Part of that challenge, as you can read for yourself, includes their challenge to Bill Hybels, the founder and 40-year leader of Willow Creek Community Church.  The long-time leader resigned in April 2018. It’s evident in this update that the elders have tried hard to get their long-time leader involved in the reconciliation process but to no avail.

Sad to say, the elders report says that Hybels has decided to not be involved in the reconciliation process. The elders, in one accord, agree that for years Hybels publicly exhibited unchecked, intimidating and overly controlling behaviors toward both men and women. Many of the Willow Creek elders and leaders did not have full information with what was happening when many of the accusations were being made of Bill Hybels have all the power, and they thus believed Hybels’ story over and over again, and stood with him, even as so many men and women had been abused and deeply hurt.

I don’t know Hybels’ heart, but I am very sorry to continue hearing this. Neither I, nor anyone else, is Bill Hybels’ judge, of course. We can all give up that role. I actually really love the man, and I have high regard for his wife and the ministries she has supported, especially in the Middle East. (My wife, Jennifer, and I support a ministry in the Middle East, directly as a result of Lynn Hybels’ encouragement.)

But it sure makes me sad to read that apparently Bill now has chosen to not be involved in the reconciliation process with the Willow Creek elders, at least to the degree that the elders have hoped for.  (I have no idea how Lynn Hybels feels about all this. I can only imagine that it has been an awful year-and-a-half for her.)

I think so many pastors and leaders somewhat familiar with the situation feel as I do. So many of us admired Hybels over the years and looked to him to read the tea leaves. His leadership talks can set a room on fire like few people I’ve ever heard. I listened to many of them over the years, and they had me on the edge of my chair.

Ironically, in early 2018 Hybels had just 2 months earlier handed over the church leadership reigns to his young proteges Heather Larson and Steve Carter, with the congregation giving its full blessing and support.

As Bill handed over the reigns, he announced that he and his wife Lynn would exit Willow Creek leadership following the August 2018 Willow Creek leadership Summit and spend time traveling the world, working with churches, pastors and denominations, and encouraging them to stay in the fight.  It was after all, or at least sure seemed to be, what Bill Hybels had done so well for decades. “Hang in their warriors,” he said. “We will overcome, if we stand firm, let nothing move us, and stay faithful to the end.”

The Hybels’ plans do not seem to have come to pass, sad to say. Everything hit the fan in January of 2018, and Hybels resigned in April 2018. By last August (2018), leaders-in-waiting Larson and Carter had resigned, along with all the Willow Creek elders.  A new elder board was elected in late 2018 and installed around January (2019). The mere fact that Willow Creek had the tenacity to push ahead and elect new elders is pretty amazing in itself.
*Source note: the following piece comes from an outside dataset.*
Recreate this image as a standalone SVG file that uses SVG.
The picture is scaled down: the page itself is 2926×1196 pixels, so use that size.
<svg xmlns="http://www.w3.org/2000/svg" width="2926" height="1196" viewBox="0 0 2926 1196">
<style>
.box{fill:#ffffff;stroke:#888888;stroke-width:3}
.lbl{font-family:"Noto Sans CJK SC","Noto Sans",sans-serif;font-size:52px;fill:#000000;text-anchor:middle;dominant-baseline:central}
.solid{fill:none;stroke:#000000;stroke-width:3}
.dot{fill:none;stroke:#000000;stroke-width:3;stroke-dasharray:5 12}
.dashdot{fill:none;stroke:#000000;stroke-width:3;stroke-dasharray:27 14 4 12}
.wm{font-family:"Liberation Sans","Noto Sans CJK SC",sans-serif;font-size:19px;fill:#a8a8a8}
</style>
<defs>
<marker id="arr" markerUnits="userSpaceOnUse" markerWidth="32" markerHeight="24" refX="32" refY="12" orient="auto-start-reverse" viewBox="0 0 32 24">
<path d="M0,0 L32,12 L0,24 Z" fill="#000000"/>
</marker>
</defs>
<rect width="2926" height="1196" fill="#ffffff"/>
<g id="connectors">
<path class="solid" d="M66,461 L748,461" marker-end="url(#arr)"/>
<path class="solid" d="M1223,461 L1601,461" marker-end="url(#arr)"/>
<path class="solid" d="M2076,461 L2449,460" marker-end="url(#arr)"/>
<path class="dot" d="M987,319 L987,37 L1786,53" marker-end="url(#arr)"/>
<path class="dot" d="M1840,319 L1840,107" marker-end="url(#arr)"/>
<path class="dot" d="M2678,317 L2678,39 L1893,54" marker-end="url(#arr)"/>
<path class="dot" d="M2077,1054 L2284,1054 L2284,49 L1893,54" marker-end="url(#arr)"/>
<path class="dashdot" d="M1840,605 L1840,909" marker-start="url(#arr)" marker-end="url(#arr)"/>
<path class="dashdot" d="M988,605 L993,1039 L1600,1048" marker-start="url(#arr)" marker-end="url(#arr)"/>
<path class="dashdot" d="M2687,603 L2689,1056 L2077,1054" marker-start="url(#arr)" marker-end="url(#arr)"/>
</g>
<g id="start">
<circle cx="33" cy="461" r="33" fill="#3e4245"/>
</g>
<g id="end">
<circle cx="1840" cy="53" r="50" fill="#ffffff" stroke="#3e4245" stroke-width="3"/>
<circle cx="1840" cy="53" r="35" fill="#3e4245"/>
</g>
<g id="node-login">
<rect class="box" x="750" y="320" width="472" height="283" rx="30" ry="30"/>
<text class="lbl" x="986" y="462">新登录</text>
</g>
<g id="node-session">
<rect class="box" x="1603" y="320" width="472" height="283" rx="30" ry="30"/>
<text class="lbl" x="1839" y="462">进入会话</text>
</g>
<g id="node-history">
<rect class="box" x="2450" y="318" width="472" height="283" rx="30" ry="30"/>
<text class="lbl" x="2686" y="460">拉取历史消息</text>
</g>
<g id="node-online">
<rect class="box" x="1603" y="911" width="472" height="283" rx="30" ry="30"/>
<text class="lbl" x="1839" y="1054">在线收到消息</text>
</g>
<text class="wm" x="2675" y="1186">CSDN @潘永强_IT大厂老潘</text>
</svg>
The current elders are the signers of the 2019 updates, including this recent one calling all parties involved to reconciliation.
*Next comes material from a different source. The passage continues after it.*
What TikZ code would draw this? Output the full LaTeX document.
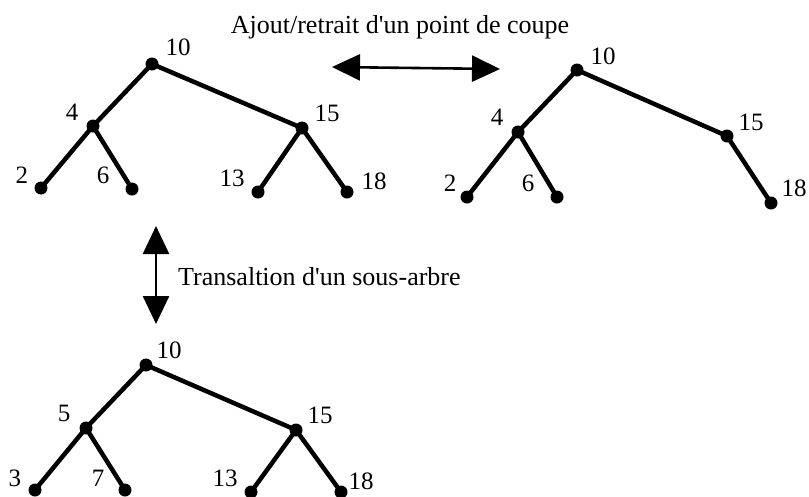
\documentclass[tikz,border=0pt]{standalone}
\usepackage{fontspec}
\setmainfont{Liberation Serif}
\usetikzlibrary{arrows.meta}
\begin{document}
\begin{tikzpicture}[x=1pt,y=-1pt,
  dot/.style={circle,fill=black,minimum size=13pt,inner sep=0pt},
  lbl/.style={font=\fontsize{25}{28}\selectfont,inner sep=0pt},
  txt/.style={font=\fontsize{26}{29}\selectfont,inner sep=0pt},
  edge/.style={line width=4.5pt},
  dblarrow/.style={line width=2.6pt,{Triangle[length=28pt,width=26pt]}-{Triangle[length=28pt,width=26pt]}}]
\useasboundingbox (0,0) rectangle (809,496);
% Tree 1
\node[dot] (a10) at (152,64) {};
\node[dot] (a4) at (93,126) {};
\node[dot] (a2) at (41,188) {};
\node[dot] (a6) at (132,189) {};
\node[dot] (a15) at (302,128) {};
\node[dot] (a13) at (258,192) {};
\node[dot] (a18) at (347,192) {};
\draw[edge] (a10.center) -- (a4.center) (a4.center) -- (a2.center) (a4.center) -- (a6.center)
  (a10.center) -- (a15.center) (a15.center) -- (a13.center) (a15.center) -- (a18.center);
\node[lbl] (la10) at (178,47) {10};
\node[lbl] (la4) at (72,112) {4};
\node[lbl] (la2) at (22,175) {2};
\node[lbl] (la6) at (103,175) {6};
\node[lbl] (la15) at (327,113) {15};
\node[lbl] (la13) at (232,178) {13};
\node[lbl] (la18) at (374,181) {18};
% Tree 2
\node[dot] (b10) at (577,70) {};
\node[dot] (b4) at (518,132) {};
\node[dot] (b2) at (467,197) {};
\node[dot] (b6) at (557,197) {};
\node[dot] (b15) at (727,136) {};
\node[dot] (b18) at (771,203) {};
\draw[edge] (b10.center) -- (b4.center) (b4.center) -- (b2.center) (b4.center) -- (b6.center)
  (b10.center) -- (b15.center) (b15.center) -- (b18.center);
\node[lbl] (lb10) at (603,56) {10};
\node[lbl] (lb4) at (497,117) {4};
\node[lbl] (lb2) at (450,183) {2};
\node[lbl] (lb6) at (528,183) {6};
\node[lbl] (lb15) at (751,122) {15};
\node[lbl] (lb18) at (794,188) {18};
% Tree 3
\node[dot] (c10) at (146,365) {};
\node[dot] (c5) at (86,428) {};
\node[dot] (c3) at (35,490) {};
\node[dot] (c7) at (125,490) {};
\node[dot] (c15) at (296,430) {};
\node[dot] (c13) at (251,492) {};
\node[dot] (c18) at (341,492) {};
\draw[edge] (c10.center) -- (c5.center) (c5.center) -- (c3.center) (c5.center) -- (c7.center)
  (c10.center) -- (c15.center) (c15.center) -- (c13.center) (c15.center) -- (c18.center);
\node[lbl] (lc10) at (169,350) {10};
\node[lbl] (lc5) at (64,413) {5};
\node[lbl] (lc3) at (15,478) {3};
\node[lbl] (lc7) at (98,478) {7};
\node[lbl] (lc15) at (320,415) {15};
\node[lbl] (lc13) at (225,478) {13};
\node[lbl] (lc18) at (361,481) {18};
% Arrows
\coordinate (hl) at (332,67);
\coordinate (hr) at (500,69);
\draw[dblarrow] (hl) -- (hr);
\node[txt] (htext) at (400,27) {Ajout/retrait d\textquotesingle un point de coupe};
\coordinate (vt) at (156,226);
\coordinate (vb) at (156,324);
\draw[dblarrow] (vt) -- (vb);
\node[txt,anchor=west] (vtext) at (178,277) {Transaltion d\textquotesingle un sous-arbre};
\end{tikzpicture}
\end{document}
I find Hybels’ apparent unwillingness to now engage in the reconciliation called for by the current elder board especially troubling because over the years one of Bill Hybels’ leadership hallmarks — if not his singular hallmark — has been his challenge to pastors and leaders alike to own their stuff, take their pain on the front end, take one for the team and to repent quickly and often. And now to not even want to talk with the elders? He may have reasons to remain silent that none of us knows about. Maybe, but his silence (unwillingness) seems very puzzling to me.

Though disheartened by it all, I also have read the stories of Hybels’ abusive behaviors, especially toward women, and frankly, I believe the women.  What Bill did to several women (some of them staff members) was awful. No woman would want to be treated as some of them were treated. That’s even more reason for Bill to own his behaviors toward men and women in leadership at Willow Creek. But alas, he chooses to say almost nothing.
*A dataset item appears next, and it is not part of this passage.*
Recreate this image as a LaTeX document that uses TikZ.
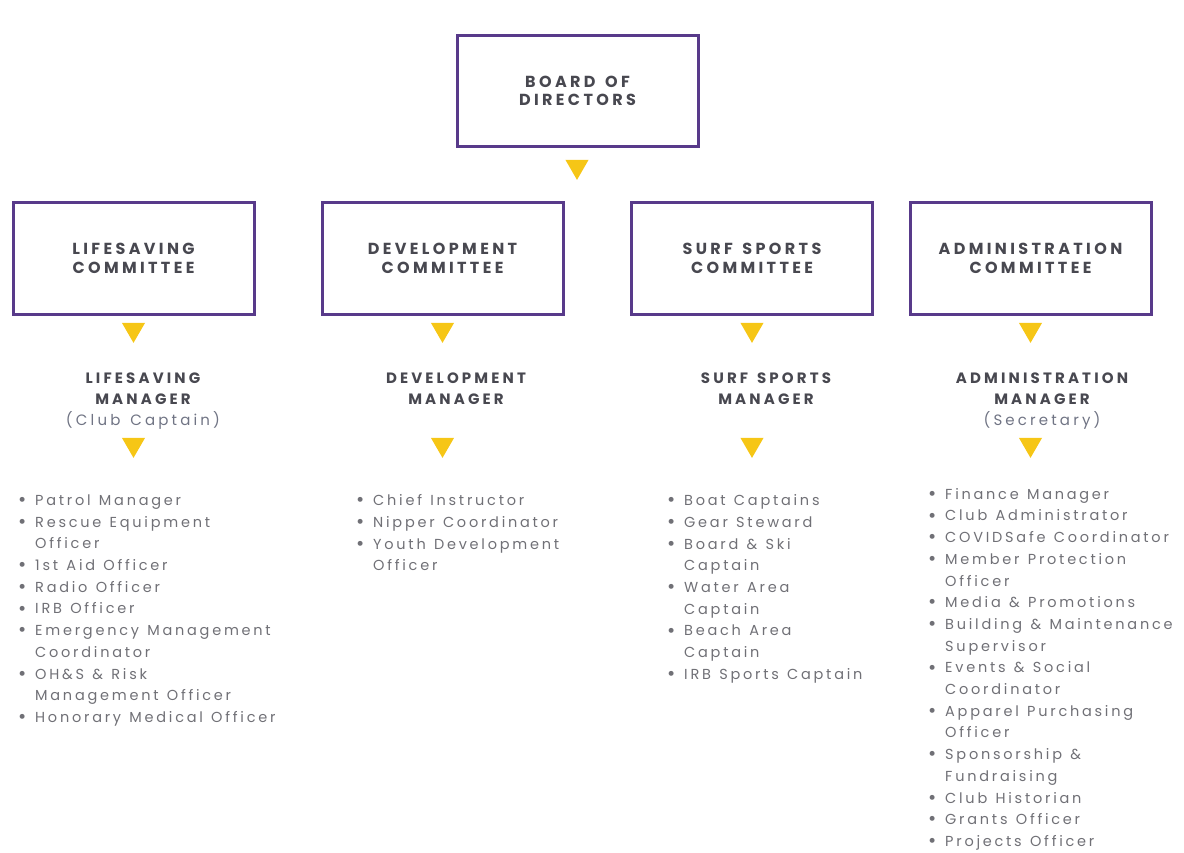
\documentclass[tikz,border=0pt]{standalone}
\usepackage{fontspec}
\setmainfont{Poppins}
\newfontfamily\headfont[LetterSpace=21,WordSpace=1.4]{Poppins}
\newfontfamily\listfont[LetterSpace=19,WordSpace=1.25]{Poppins}
\usetikzlibrary{shapes.geometric}
\definecolor{clubpurple}{RGB}{88,58,138}
\definecolor{clubgold}{RGB}{246,198,22}
\definecolor{headgray}{RGB}{72,72,80}
\definecolor{listgray}{RGB}{112,112,118}
\definecolor{notegray}{RGB}{112,116,132}
\newcommand\itm{\makebox[17pt][l]{\raisebox{-1.2pt}{\fontsize{20}{20}\selectfont\textbullet}}}
\newcommand\cnt{\hspace*{17pt}}

\begin{document}
\begin{tikzpicture}[x=1pt,y=-1pt,
    box/.style={draw=clubpurple,line width=3pt,minimum width=241pt,minimum height=111pt,align=center,
        text=headgray,font=\headfont\bfseries\fontsize{16}{18.5}\selectfont},
    arrowtri/.style={regular polygon,regular polygon sides=3,shape border rotate=180,
        fill=clubgold,minimum size=26.6pt,inner sep=0pt},
    mgr/.style={align=center,anchor=north,inner sep=0pt,text=headgray,
        font=\headfont\bfseries\fontsize{15}{21}\selectfont},
    items/.style={align=left,anchor=north west,inner sep=0pt,text=listgray,
        font=\listfont\fontsize{14.5}{21.7}\selectfont}]
  \useasboundingbox (0,0) rectangle (1184,853);
  % top
  \node[box] (board) at (577.5,91) {BOARD OF\\DIRECTORS};
  \node[arrowtri] (tb) at (577,166.6) {};
  % committee boxes and their arrows
  \foreach \n/\x/\lbl in {ls/133.5/LIFESAVING,dev/442.5/DEVELOPMENT,surf/752/SURF SPORTS,adm/1030.5/ADMINISTRATION}{
    \node[box] (\n) at (\x,258.5) {\lbl\\COMMITTEE};
    \node[arrowtri] (\n t1) at (\x,329.6) {};
    \node[arrowtri] (\n t2) at (\x,444.6) {};
  }
  % managers
  \node[mgr] (lsm) at (143,373) {LIFESAVING\\MANAGER\\{\mdseries\color{notegray}(Club Captain)}};
  \node[mgr] (devm) at (456,373) {DEVELOPMENT\\MANAGER};
  \node[mgr] (surfm) at (766,373) {SURF SPORTS\\MANAGER};
  \node[mgr] (admm) at (1042,373) {ADMINISTRATION\\MANAGER\\{\mdseries\color{notegray}(Secretary)}};
  % lists
  \node[items] (lsl) at (18,494.5) {\itm Patrol Manager\\
    \itm Rescue Equipment\\ \cnt Officer\\
    \itm 1st Aid Officer\\
    \itm Radio Officer\\
    \itm IRB Officer\\
    \itm Emergency Management\\ \cnt Coordinator\\
    \itm OH\&S \& Risk\\ \cnt Management Officer\\
    \itm Honorary Medical Officer};
  \node[items] (devl) at (356,494.5) {\itm Chief Instructor\\
    \itm Nipper Coordinator\\
    \itm Youth Development\\ \cnt Officer};
  \node[items] (surfl) at (667,494.5) {\itm Boat Captains\\
    \itm Gear Steward\\
    \itm Board \& Ski\\ \cnt Captain\\
    \itm Water Area\\ \cnt Captain\\
    \itm Beach Area\\ \cnt Captain\\
    \itm IRB Sports Captain};
  \node[items] (adml) at (928,488) {\itm Finance Manager\\
    \itm Club Administrator\\
    \itm COVIDSafe Coordinator\\
    \itm Member Protection\\ \cnt Officer\\
    \itm Media \& Promotions\\
    \itm Building \& Maintenance\\ \cnt Supervisor\\
    \itm Events \& Social\\ \cnt Coordinator\\
    \itm Apparel Purchasing\\ \cnt Officer\\
    \itm Sponsorship \&\\ \cnt Fundraising\\
    \itm Club Historian\\
    \itm Grants Officer\\
    \itm Projects Officer};
\end{tikzpicture}
\end{document}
After reading the recent update from the Willow Creek elders, I took an early morning walk to try to make sense of this sad story. Paul’s haunting words to his disciple, young Timothy, came to mind: “Do your best to come to me quickly, 10 for Demas, because he loved this world, has deserted me and has gone to Thessalonica.” II Timothy 4:9-10

Demas has deserted me, Paul said.  What sobering, certainly crushing, news, given that Paul realizes his fight is nearly over and that his own days were numbered. I can only imagine how Paul felt, knowing that he had fought the good fight, to now see that one of his teammates — maybe even a dear friend — had deserted Paul and the team.

Honestly, I can only imagine how the folks at Willow Creek have felt and must continue to feel, given Bill Hybels choice not not to step up to the reconciliation plate, as the current elders so want him to do.

With the elders trying to move on now, I hope many in the congregation, and many of the former staff who were hurt by Bill Hybels, will be able to move on, too. I can only imagine how hard it must be for some of them.

The truth is, you just never know what’s in the heart of a man or woman. I think that’s why I find Proverbs 4:23 to be one of the most stirring verses in the Bible: Above all else, guard your heart, for everything you do flows from it.

For all of us who have ears, let us hear.